Urbanização acelerada gera desigualdade de renda, poluição, discriminação e desastres, diz relatório das Nações Unidas
África e Ásia são as regiões mais afetadas, provocando um aumento da população favelada no mundo; no Brasil, 29% vivem em favelas
MARIO CESAR CARVALHO
DA REPORTAGEM LOCAL
FÁBIO GRELLET
DA SUCURSAL DO RIO
É um desastre com números apocalípticos. Todo dia 200 mil pessoas deixam o campo e vão para as cidades. É como se um município do tamanho de São Carlos (SP) fosse criado diariamente no mundo. No fim do mês, o resultado desse movimento cria uma cidade do porte do Rio de Janeiro ou de Santiago, com 6 milhões de habitantes. Os dados são do relatório das Nações Unidas-Habitat, divulgado ontem, com o tema "Planejando Cidades Sustentáveis".

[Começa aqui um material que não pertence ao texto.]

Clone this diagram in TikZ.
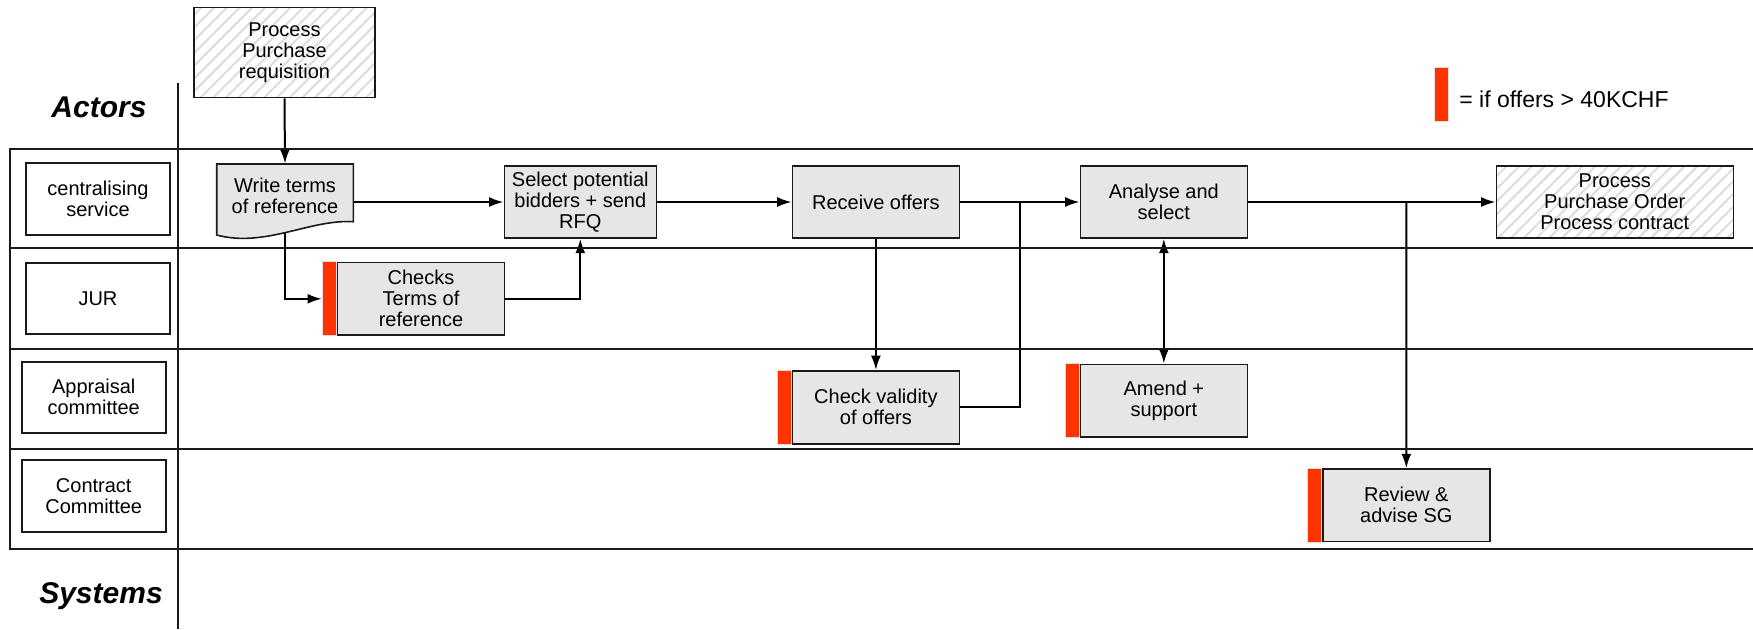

A urbanização acelerada do século 21 gera desigualdade de renda, discriminação, poluição e desastres que pouco têm de naturais, segundo a seção da ONU voltada para a questão da moradia. "A urbanização modifica o ambiente e gera novas ameaças, como o desmatamento e instabilidade nas encostas, que resultam em deslizamentos e enchentes", diz o texto.
Desde 1975, o número de desastres naturais cresceu quatro vezes, segundo a ONU.
África e Ásia são as regiões mais afetadas pela urbanização acelerada, de acordo com o relatório, provocando um aumento da população favelada no mundo. Na África subsaariana, 62,2% dos moradores vivem em favelas. Em Serra Leoa, os que vivem em moradas informais compõem 97% da população do país.
Na Ásia, os números são mais contrastados. No Camboja, por exemplo, os favelados correspondem a mais de três quartos da população (78,9%). Já na Tailândia, eles somam cerca de um quarto da população (26%).
A América Latina segue em parte a variação asiática. Enquanto o Chile tem só 9% de população em habitações informais, na Jamaica os favelados são mais de 60%. O Brasil fica no meio do caminho: tem 29% da população vivendo em favelas, segundo os dados da ONU.
Para Alberto Paranhos, oficial principal do escritório regional da ONU para a América Latina e o Caribe, o relatório oferece aos administradores públicos um recado: "Ele diz: "Na hora de planejarem uma cidade, tratem de ver especificamente habitação, transporte e emprego, pois essas são as coisas que vão definir quem fica onde". Uma pessoa se muda de cidade geralmente por conta de trabalho e se instala na cidade em função da oferta de habitação e de transporte", afirma.
Para Raquel Rolnik, professora da FAU (Faculdade de Arquitetura e Urbanismo) da USP e relatora da ONU para a questão do direito à moradia adequada, o problema principal é a relação entre pobreza e a gestão do território. "O planejamento urbano não leva em conta a população mais pobre. Todas as áreas planejadas são voltadas para o mercado imobiliário e para a classe média", afirma.
O Brasil vive uma situação melhor do que a África e a Ásia, segundo ela, porque reconhece o direito à infraestrutura urbana daqueles que ocupam irregularmente um terreno. "O Brasil é vanguarda nessa área", diz. O maior desafio brasileiro, segundo ela, é "como parar a máquina de ocupação territorial irregular, já que urbanização de favela fica ruim".
O governo brasileiro criou o programa Minha Casa, Minha Vida, cuja meta é construir 1 milhão de casas com investimento de R$ 34 bilhões.
"Esse programa tem o grande risco de criar guetos nas áreas mais pobres das cidades. Vão criar casas de pobres na "não cidade", onde não há infraestrutura. Existem ferramentas para evitar isso, mas o governo resiste a usá-las", diz Rolnik.
A secretária nacional de habitação do Ministério das Cidades, Inês Magalhães, diz que o risco não existe porque o programa só irá financiar imóveis em área com infraestrutura.